I saw an ad for Anderson Cooper’s new talk show coming in September. The ad shows Anderson sitting with Oprah–an excerpt from an interview some years ago. She compliments him on his coverage of Hurricane Katrina. She remarks that he got it right when he said, “Hope is not a plan.”
I thought that it was a bit ironic in the light of the day… after our nation’s credit rating has been downgraded and the U.S. stock market lost 634 points… and the news is covering it round the clock–a reminder that “the audacity of hope” is …hope without a plan…
And what can we do about it? Stop listening?
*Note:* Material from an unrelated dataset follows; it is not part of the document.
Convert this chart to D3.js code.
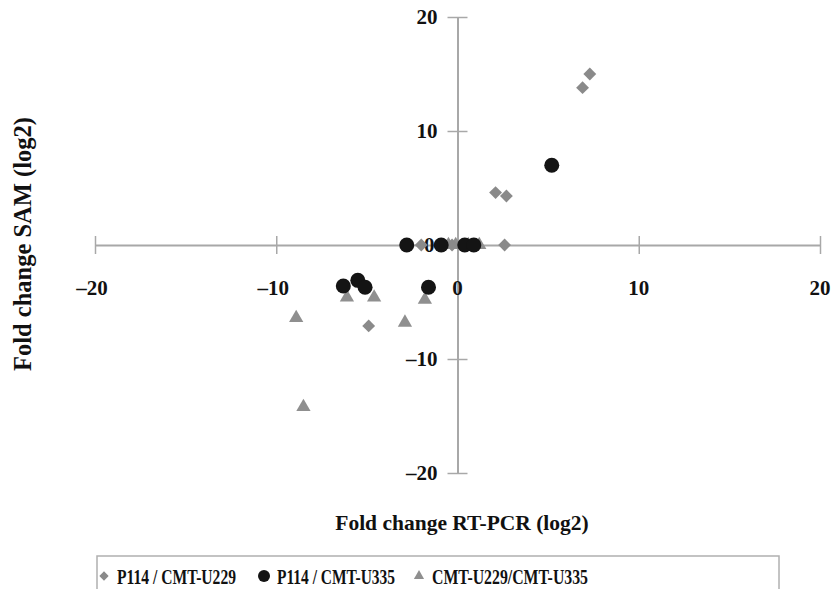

Stop talking about it?
We have talked about in this forum before, news coverage has been found to lead to compassion fatigue. As Susan Moeller wrote in her book about compassion fatigue more than a decade ago in 1999 [http://www.amazon.com/Compassion-Fatigue-Media-Disease-Famine/dp/0415920981], the effects of nonstop alarming news and no messages about concrete actions to represent effective responses: fatigue, exhaustion, and an inability to even feel anything about anything…
Here is the concrete action I seek: no matter how hard it is,
….stop responding by placing the blame on someone else.
Stop doing the same thing over again and expecting different results…
Good advice! Take a different road and it might lead you somewhere else…take the same road and you will definitely end up in the same place.